Belum lagi konten-konten keagamaan yang ditawarkan oleh mereka dengan bahasa-bahasa milenial yang lugas dan dibungkus dengan logika-logika menyesatkan yang sangat berbahaya.
Kita ambil satu contoh sederhana misalnya soal berjabat tangan setelah sholat berjamaah yang dikatakan sebagai tindakan bida’h yang sesat oleh para ulama karbitan itu. Mereka memakai logika yang terlihat indah sebagai berikut: Kalau Berjabat tangan setelah sholat itu adalah perbuatan baik, maka mengapa Rasulullah tidak mengajarkannya waktu Beliau masih hidup? Adapun ketika Rasulullah tidak mengajarkannya, maka berjabat tangan itu adalah tidak baik dan jangan dilakukan setelah sholat. Begitu logika mereka.
Padahal jawabannya mudah. Padahal untuk membongkar kesesatan logika keagamaan mereka itu sangat amat sederhana. Namun yang terlanjur terbawa dan menjadi pengikut mereka semakin hari semakin bertambah banyak.
Bahwa Rasulullah tidak mengajarkan berjabat tangan setelah sholat bukan berarti berjabat tangan adalah buruk.

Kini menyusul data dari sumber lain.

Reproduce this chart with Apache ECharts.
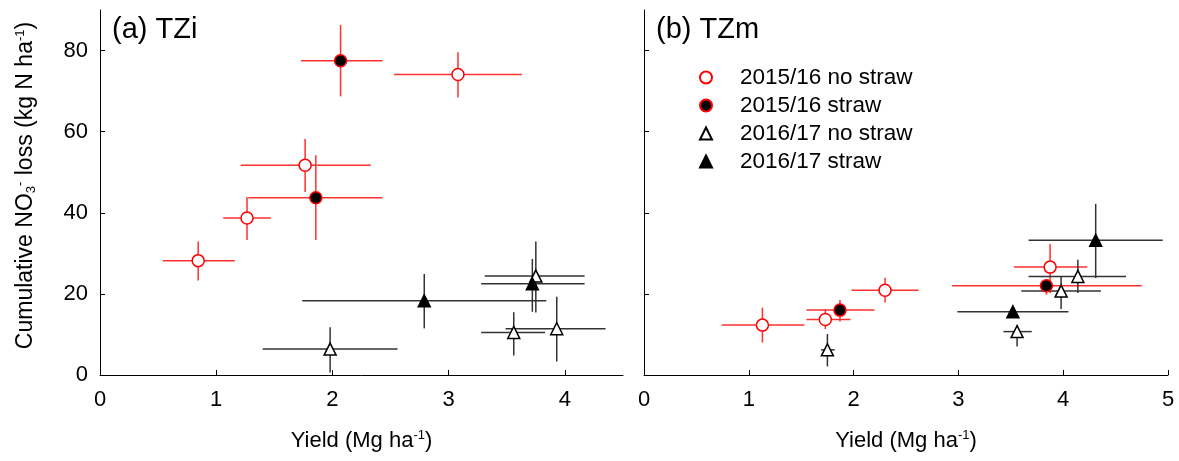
<!DOCTYPE html>
<html>
<head>
<meta charset="utf-8">
<script src="https://cdn.jsdelivr.net/npm/echarts@6/dist/echarts.min.js"></script>
<style>
html,body{margin:0;padding:0;background:#fff;}
#chart{width:1179px;height:461px;}
</style>
</head>
<body>
<div id="chart"></div>
<script>
// Each row: [yield, NO3 loss, yield low, yield high, loss low, loss high]
const seriesNames = ['2015/16 no straw', '2015/16 straw', '2016/17 no straw', '2016/17 straw'];
const panelTitles = ['(a) TZi', '(b) TZm'];
const xTicksA = [0, 1, 2, 3, 4];
const xTicksB = [0, 1, 2, 3, 4, 5];
const yTicks = [0, 20, 40, 60, 80];

const a_1516_noStraw = [
  [0.845, 28.2, 0.54, 1.16, 23.3, 32.9],
  [1.265, 38.7, 1.06, 1.47, 33.3, 43.9],
  [1.765, 51.7, 1.21, 2.33, 45.1, 58.2],
  [3.08, 74.1, 2.53, 3.63, 68.4, 79.6]
];
const a_1516_straw = [
  [2.07, 77.5, 1.73, 2.43, 68.7, 86.3],
  [1.857, 43.7, 1.275, 2.43, 33.3, 54.2]
];
const a_1617_noStraw = [
  [1.98, 6.4, 1.40, 2.56, 0.6, 11.8],
  [3.56, 10.5, 3.28, 3.83, 4.8, 15.5],
  [3.93, 11.4, 3.49, 4.35, 3.3, 19.3],
  [3.75, 24.4, 3.31, 4.17, 15.4, 32.9]
];
const a_1617_straw = [
  [2.79, 18.3, 1.74, 3.84, 11.5, 24.9],
  [3.72, 22.5, 3.28, 4.17, 15.6, 28.6]
];

const b_1516_noStraw = [
  [1.13, 12.3, 0.74, 1.53, 8.0, 16.6],
  [1.73, 13.7, 1.55, 1.97, 11.3, 16.2],
  [2.30, 20.9, 1.98, 2.62, 17.9, 24.0],
  [3.875, 26.6, 3.53, 4.23, 20.2, 32.3]
];
const b_1516_straw = [
  [1.87, 16.0, 1.55, 2.20, 13.2, 18.5],
  [3.84, 22.0, 2.94, 4.75, 19.8, 23.5]
];
const b_1617_noStraw = [
  [1.75, 6.2, 1.69, 1.82, 2.1, 10.1],
  [3.56, 10.7, 3.43, 3.70, 7.0, 12.3],
  [3.98, 20.7, 3.60, 4.36, 16.3, 24.3],
  [4.14, 24.3, 3.67, 4.60, 20.2, 28.4]
];
const b_1617_straw = [
  [3.52, 15.6, 2.99, 4.05, 14.2, 16.9],
  [4.31, 33.2, 3.67, 4.95, 23.9, 42.2]
];

const FONT = '"Liberation Sans", Arial, sans-serif';
const RED = '#ff0000';
const BAR_RED = '#ff3030';
const BAR_BLACK = '#333333';
const FS = 22;

const styles = [
  {symbol: 'circle', size: 12, color: '#ffffff', border: RED, bar: BAR_RED},
  {symbol: 'circle', size: 12, color: '#000000', border: RED, bar: BAR_RED},
  {symbol: 'triangle', size: 12, color: '#ffffff', border: '#000000', bar: BAR_BLACK},
  {symbol: 'triangle', size: 12, color: '#000000', border: '#000000', bar: BAR_BLACK}
];

function errorSeries(data, idx, st, name) {
  return {
    type: 'custom',
    name: name,
    xAxisIndex: idx, yAxisIndex: idx,
    data: data,
    z: 2,
    silent: true,
    encode: {x: 0, y: 1},
    renderItem: function (params, api) {
      const y = api.value(1), x = api.value(0);
      const l = api.coord([api.value(2), y]);
      const r = api.coord([api.value(3), y]);
      const b = api.coord([x, api.value(4)]);
      const t = api.coord([x, api.value(5)]);
      const s = {stroke: st.bar, lineWidth: 1.5};
      return {
        type: 'group',
        children: [
          {type: 'line', shape: {x1: l[0], y1: l[1], x2: r[0], y2: r[1]}, style: s},
          {type: 'line', shape: {x1: b[0], y1: b[1], x2: t[0], y2: t[1]}, style: s}
        ]
      };
    }
  };
}
function pointSeries(data, idx, st, name) {
  return {
    type: 'scatter',
    name: name,
    xAxisIndex: idx, yAxisIndex: idx,
    data: data.map(d => [d[0], d[1]]),
    symbol: st.symbol,
    symbolSize: st.size,
    z: 5,
    itemStyle: {color: st.color, borderColor: st.border, borderWidth: 1.5, opacity: 1}
  };
}

const panels = [
  [a_1516_noStraw, a_1516_straw, a_1617_noStraw, a_1617_straw],
  [b_1516_noStraw, b_1516_straw, b_1617_noStraw, b_1617_straw]
];
const series = [];
panels.forEach((p, idx) => {
  p.forEach((d, k) => series.push(errorSeries(d, idx, styles[k], seriesNames[k] + ' err')));
});
panels.forEach((p, idx) => {
  p.forEach((d, k) => series.push(pointSeries(d, idx, styles[k], seriesNames[k])));
});

const axisCommon = {
  axisLine: {show: true, lineStyle: {color: '#000', width: 1}},
  splitLine: {show: false},
  axisTick: {show: true, inside: true, length: 5, lineStyle: {color: '#000'}},
  axisLabel: {color: '#000', fontFamily: FONT, fontSize: FS}
};

const supStyle = {fontSize: 13, verticalAlign: 'top', padding: [0, 0, 11, 0], fontFamily: FONT, color: '#000'};
const subStyle = {fontSize: 13, verticalAlign: 'bottom', padding: [11, 0, 0, 0], fontFamily: FONT, color: '#000'};

const xName = {
  name: 'Yield (Mg ha{sup|-1})',
  nameLocation: 'middle',
  nameGap: 54,
  nameTextStyle: {
    color: '#000', fontFamily: FONT, fontSize: FS,
    rich: {sup: supStyle}
  }
};

const option = {
  backgroundColor: '#ffffff',
  animation: false,
  title: [
    {text: panelTitles[0], left: 107, top: 10, textStyle: {fontFamily: FONT, fontSize: 29, fontWeight: 'normal', color: '#000'}},
    {text: panelTitles[1], left: 651, top: 10, textStyle: {fontFamily: FONT, fontSize: 29, fontWeight: 'normal', color: '#000'}}
  ],
  legend: {
    data: seriesNames,
    orient: 'vertical',
    left: 694,
    top: 61,
    itemWidth: 12,
    itemHeight: 12,
    itemGap: 5,
    selectedMode: false,
    textStyle: {fontFamily: FONT, fontSize: 22.5, color: '#000', padding: [0, 0, 0, 23]}
  },
  grid: [
    {left: 100, top: 10, width: 523, height: 365},
    {left: 644, top: 10, width: 524, height: 365}
  ],
  xAxis: [
    Object.assign({}, axisCommon, xName, {
      type: 'value', gridIndex: 0, min: 0, max: 4.5,
      axisTick: Object.assign({}, axisCommon.axisTick, {customValues: xTicksA}),
      axisLabel: Object.assign({}, axisCommon.axisLabel, {customValues: xTicksA, margin: 14})
    }),
    Object.assign({}, axisCommon, xName, {
      type: 'value', gridIndex: 1, min: 0, max: 5, interval: 1,
      axisTick: Object.assign({}, axisCommon.axisTick, {customValues: xTicksB}),
      axisLabel: Object.assign({}, axisCommon.axisLabel, {customValues: xTicksB, margin: 14})
    })
  ],
  yAxis: [
    Object.assign({}, axisCommon, {
      type: 'value', gridIndex: 0, min: 0, max: 90,
      axisTick: Object.assign({}, axisCommon.axisTick, {customValues: yTicks}),
      axisLabel: Object.assign({}, axisCommon.axisLabel, {customValues: yTicks, margin: 12}),
      name: 'Cumulative NO{sub|3}{sup|-} loss (kg N ha{sup|-1})',
      nameLocation: 'middle',
      nameGap: 62,
      nameTextStyle: {
        color: '#000', fontFamily: FONT, fontSize: 23,
        padding: [0, 0, 0, 14],
        rich: {sup: supStyle, sub: subStyle}
      }
    }),
    Object.assign({}, axisCommon, {
      type: 'value', gridIndex: 1, min: 0, max: 90,
      axisTick: Object.assign({}, axisCommon.axisTick, {customValues: yTicks}),
      axisLabel: {show: false}
    })
  ],
  series: series
};

const chart = echarts.init(document.getElementById('chart'), null, {renderer: 'canvas'});
chart.setOption(option);
</script>
</body>
</html>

Nyatanya, Rasul juga tidak mengajarkan kita MENGUMPULKAN ALQUR’AN KE DALAM SATU MUSHAF. Dan nyatanya, mengumpulkan satu mushaf adalah keniscayaan yang sangat amat positif dan nyata berguna hingga hari kiamat. Demikian juga dengan berjabat tangan, di mana ia tetap positif dilakukan setelah berjamaah sholat asal tidak mengganggu orang yang sedang wirid, sebab ketika kita sholat , secara ideal kita harusnya melupakan hubungan apapun dengan sesama manusia. Ketika kita sholat, yang boleh ada hanyalah hubungan dengan Allah. Maka itu artinya ketika sholat kita sejenak harus memutus silaturrahim dengan sesama. Nah makanya setelah sholat, mari segera kita sambung kembali silaturrahim itu dengan berjabat tangan.
Yang seperti ini mungkin mereka masih tetap bertanya: jika berjabat tangan itu positif, tetapi mengapa Nabi tidak mengajarkannya waktu Beliau masih hidup? Jawabannya sangat amat sederhana: Nabi tidak mengajarkannya waktu itu karena para Sahabat adalah kelompok generasi terbaik yang memilki pemahaman tingkat tinggi sehingga persoalan berjabat tangan tidak perlu diajarkan Baginda Nabi waktu itu.
Hadirin hadirat Rohimakumullah,
Itulah sekedar contoh yang paling sederhana dari kesesatan pemikiran para agamawan masakini yang memang jauh sekali kredibilitas keulamaan mereka namun ternyata mereka lantang berani mengaku-ngaku sebagai ulama.
Ada juga pemikiran mutakhir mereka yang kembali didengung-dengungkan yaitu soal SERUAN NKRI BERSYARIAH yang pada dasarnya juga wajib kita tolak setegas-tegasnya, sama persis seperti seruan khilafah sebagai ganti dari NKRI. Hal ini semestinya juga harus kita jelaskan pada kesempatan ini. Namun tidaklah bijak jika khutbah ini terlalu panjang melebihi kewajaran.
Pada akhirnya, hadits di atas memang sangat benar, bahwa kita mesti semakin prihatin dengan musibah kepergian seorang alim ulama. Keprihatinan dan kesedihan itu bisa kita tuangkan dalam bentuk sikap positif seperti: menambah kewaspadaan terhadap kajian-kajian keagamaan masakini yang semakin marak terutama di medsos-medsos dan bahkan di masjid-masjid yang mulai disusupi oleh kalangan mereka.
Di samping itu juga mari kita masukkan putera-puteri kita ke lembaga-lembaga pendidikan keagamaan yang memilki akar kesejarahan yang kuat, bukan lembaga-lembaga baru yang kini semakin menjamur dengan menawarkan program-program unggulan seperti tahfidh Alqur’an dan kajian praktis agama yang tidak berakar kepada methodologi penggalian ilmu-ilmu agama yang teruji sepanjang sejarah. Naudzubillahi min dzalik.